For instance, look at the push several years ago to mandate ethanol additives to fuel. It seemed like a simple way to address climate change—make companies add fuel made from corn to lessen the amount of gasoline in each gallon going into the tank. But now environmentalists are seeing the unintended consequences—prairies being overtaken by cornfields as demand explodes; run-off polluting rivers; and the uncomfortable realization “that this alternative that we’ve been promoting is today worse than oil.”[M1] 

So how can you know if something’s a reasonable policy proposal versus an unrealistic slogan? One litmus test is whether those promoting it are actually walking the walk.

In this case, the activists pushing hysterically for the need to "Keep It in the Ground" don't themselves eschew the oil and natural gas products that they claim are ruining the earth.

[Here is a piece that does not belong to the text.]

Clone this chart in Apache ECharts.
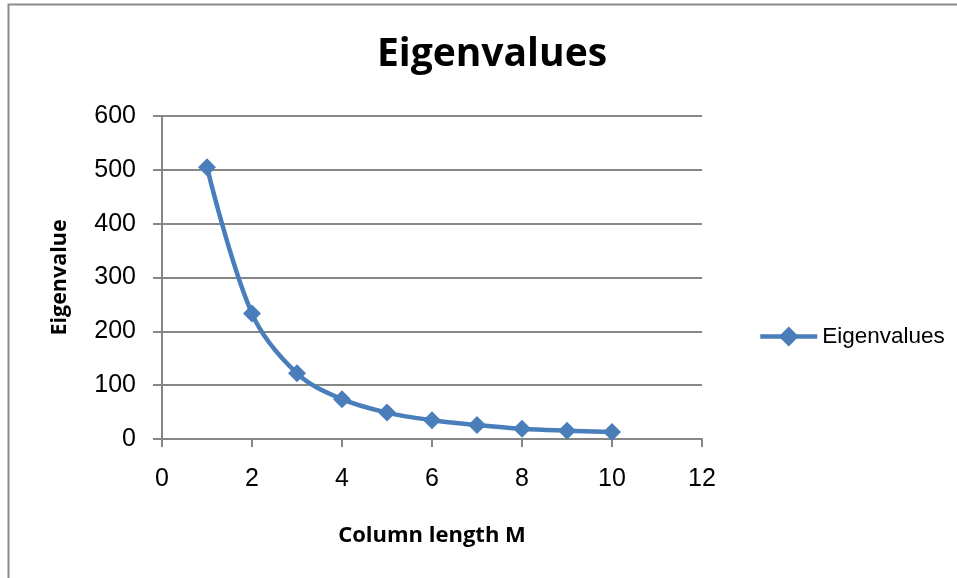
<!DOCTYPE html>
<html><head><meta charset="utf-8">
<script src="https://cdn.jsdelivr.net/npm/echarts@6/dist/echarts.min.js"></script>
<style>html,body{margin:0;padding:0;background:#fff}#c{width:957px;height:578px}</style>
</head><body><div id="c"></div>
<script>
var columnLength = [1, 2, 3, 4, 5, 6, 7, 8, 9, 10];
var eigenvalues = [505, 233, 122, 74, 49, 35, 26, 19, 15.5, 13];
var seriesName = 'Eigenvalues';

var chart = echarts.init(document.getElementById('c'));
var axisGray = '#868686';
chart.setOption({
  animation: false,
  title: {
    text: 'Eigenvalues', left: 487, top: 30, textAlign: 'center',
    textStyle: { fontFamily: 'Open Sans', fontWeight: 'bold', fontSize: 39, color: '#000' }
  },
  graphic: [{
    type: 'rect', shape: { x: 8.5, y: 4.5, width: 960, height: 590 },
    style: { fill: 'none', stroke: '#8c8c8c', lineWidth: 2 }, silent: true
  }],
  legend: {
    left: 753, top: 320, itemWidth: 57, itemHeight: 25, itemGap: 5,
    textStyle: { fontFamily: 'Liberation Sans', fontSize: 22.5, color: '#000' },
    lineStyle: { width: 4.5, color: '#4a7ebb' },
    itemStyle: { color: '#4a7ebb' },
    data: [seriesName]
  },
  grid: { left: 162, right: 255, top: 116, bottom: 139 },
  xAxis: {
    type: 'value', min: 0, max: 12, interval: 2,
    name: 'Column length M', nameLocation: 'middle', nameGap: 86,
    nameTextStyle: { fontFamily: 'Open Sans', fontWeight: 'bold', fontSize: 22, color: '#000' },
    axisLine: { lineStyle: { color: axisGray, width: 2 } },
    axisTick: { inside: false, length: 8, lineStyle: { color: axisGray, width: 2 } },
    axisLabel: { fontFamily: 'Liberation Sans', fontSize: 25, color: '#000', margin: 28 },
    splitLine: { show: false }
  },
  yAxis: {
    type: 'value', min: 0, max: 600, interval: 100,
    name: 'Eigenvalue', nameLocation: 'middle', nameGap: 91, nameRotate: 90,
    nameTextStyle: { fontFamily: 'Open Sans', fontWeight: 'bold', fontSize: 21.5, color: '#000' },
    axisLine: { show: true, lineStyle: { color: axisGray, width: 2 } },
    axisTick: { show: true, inside: false, length: 9, lineStyle: { color: axisGray, width: 2 } },
    axisLabel: { fontFamily: 'Liberation Sans', fontSize: 25, color: '#000', margin: 26 },
    splitLine: { show: true, lineStyle: { color: axisGray, width: 2 } }
  },
  series: [{
    name: seriesName, type: 'line', smooth: 0.35,
    data: columnLength.map(function (x, i) { return [x, eigenvalues[i]]; }),
    symbol: 'diamond', symbolSize: 18,
    lineStyle: { color: '#4a7ebb', width: 4.5 },
    itemStyle: { color: '#4a7ebb' }
  }]
});
</script></body></html>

If they truly believe that, then why do they continue to profit from using oil and natural gas products? We're not just talking about the fuel they burn driving and flying to their protests, but also the products derived from oil and gas that they use every day.

Such as …

  • The computers they use to rally the troops
  • The phones they use to record their protests
  • The markers they use to make their signs
  • The pens they use to gather signatures
  • The clothes and shoes they wear to the protests
  • Even the satellites that provide the GPS system they need to find directions to the next divestment “action” (or play Pokemon Go)

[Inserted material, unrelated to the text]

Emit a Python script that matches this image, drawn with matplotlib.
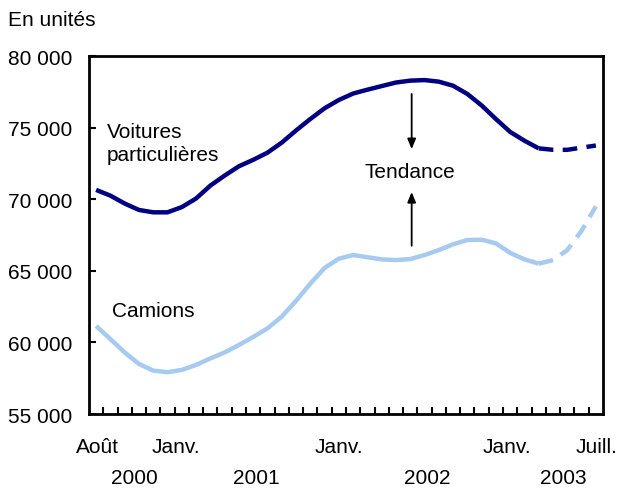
import matplotlib
matplotlib.use("Agg")
import matplotlib.pyplot as plt
import matplotlib.transforms as mtransforms

plt.rcParams['font.family'] = ['Liberation Sans', 'DejaVu Sans']

# monthly trend, Aug 2000 .. Jul 2003 (last months are projected -> dashed)
voitures = [70650, 70250, 69700, 69250, 69085, 69085, 69450, 70050, 70950, 71650,
            72300, 72750, 73250, 73950, 74800, 75600, 76350, 76930, 77380, 77650,
            77900, 78150, 78280, 78320, 78210, 77925, 77350, 76550, 75600, 74700,
            74085, 73550, 73450, 73450, 73600, 73750]
camions = [61150, 60230, 59300, 58500, 58030, 57920, 58080, 58430, 58880, 59300,
           59820, 60380, 60980, 61800, 62900, 64100, 65200, 65850, 66100, 65950,
           65800, 65750, 65820, 66100, 66450, 66850, 67150, 67170, 66920, 66250,
           65800, 65500, 65750, 66450, 67800, 69500]
n_solid = 32  # points drawn solid, rest dashed

month_labels = ["Août", "Janv.", "Janv.", "Janv.", "Juill."]
month_pos = [0.06, 5.6, 17, 28.8, 35.05]
year_labels = ["2000", "2001", "2002", "2003"]
year_pos = [2.7, 11.2, 23.2, 32.7]
yticks = [55000, 60000, 65000, 70000, 75000, 80000]

dark = '#000080'
light = '#A6CAF0'
fs = 15

fig = plt.figure(figsize=(6.17, 4.89), dpi=100)
ax = fig.add_axes([0.1442, 0.1513, 0.8331, 0.7321])

x = list(range(len(voitures)))
for data, col in [(voitures, dark), (camions, light)]:
    ax.plot(x[:n_solid], data[:n_solid], color=col, lw=3.2, solid_capstyle='butt')
    ax.plot(x[n_solid - 1:], data[n_solid - 1:], color=col, lw=3.2,
            dashes=(3.3, 2.1), dash_capstyle='butt')

ax.set_xlim(-0.5, 35.5)
ax.set_ylim(55000, 80000)
ax.set_yticks(yticks)
ax.set_yticklabels([f"{v:,}".replace(",", " ") for v in yticks])
ax.tick_params(axis='y', direction='in', length=5, width=1.5, pad=12, labelsize=fs)

# tick marks between months, labels placed separately
ax.set_xticks([k - 0.5 for k in range(1, 36)])
ax.set_xticklabels([])
ax.tick_params(axis='x', direction='in', length=5, width=1.5)
for sp in ax.spines.values():
    sp.set_linewidth(2)

trans = mtransforms.blended_transform_factory(ax.transData, ax.transAxes)
for lab, p in zip(month_labels, month_pos):
    ax.text(p, -0.106, lab, transform=trans, ha='center', va='baseline', fontsize=fs)
for lab, p in zip(year_labels, year_pos):
    ax.text(p, -0.192, lab, transform=trans, ha='center', va='baseline', fontsize=fs)

fig.text(8 / 617, 1 - 20 / 489, "En unités", ha='left', va='center', fontsize=fs)

ax.text(0.76, 73925, "Voitures\nparticulières", ha='left', va='center',
        fontsize=fs, linespacing=1.3)
ax.text(1.14, 62214, "Camions", ha='left', va='center', fontsize=fs)
ax.text(22.0, 71920, "Tendance", ha='center', va='center', fontsize=fs)

arrow = dict(arrowstyle='-|>,head_length=0.6,head_width=0.25', color='black',
             lw=1.3, shrinkA=0, shrinkB=0)
ax.annotate("", xy=(22.1, 73500), xytext=(22.1, 77350), arrowprops=arrow)
ax.annotate("", xy=(22.1, 70500), xytext=(22.1, 66750), arrowprops=arrow)

fig.savefig("out.png", dpi=100)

The truth is that they can't "divest" themselves from oil and gas products because it's nearly impossible to live in the modern world without such products.



I’ve heard that traditional fuel companies are no longer good investments, because much of their supply will become “stranded assets.”

This argument has been put forth as a way to counter an uncomfortable truth: divesting from oil and natural gas stocks is a terrible financial decision. It costs portfolios money both in trying to disentangle fuel stocks from other stocks and in lost income from a traditional “blue-chip” industry.

But if you want to talk about stranded assets, consider what would happen if the divestment campaign succeeded oil and natural gas were truly persecuted to the point of not being able to keep up with demand:

  • Apple would be left with empty factories and unpaid workers, since iPhones and iPads depend upon petrochemicals to function
  • Airlines would have jets rusting on the runways, unable to fly without the jet fuel that carries millions of Americans across the country—and around the world—each year
  • FedEx and UPS would have fleets of unused trucks if they lacked gasoline
  • Farmers’ crops would rot in the field without the fertilizers, irrigation systems, and harvesting machines that make America such an efficient food-producing nation.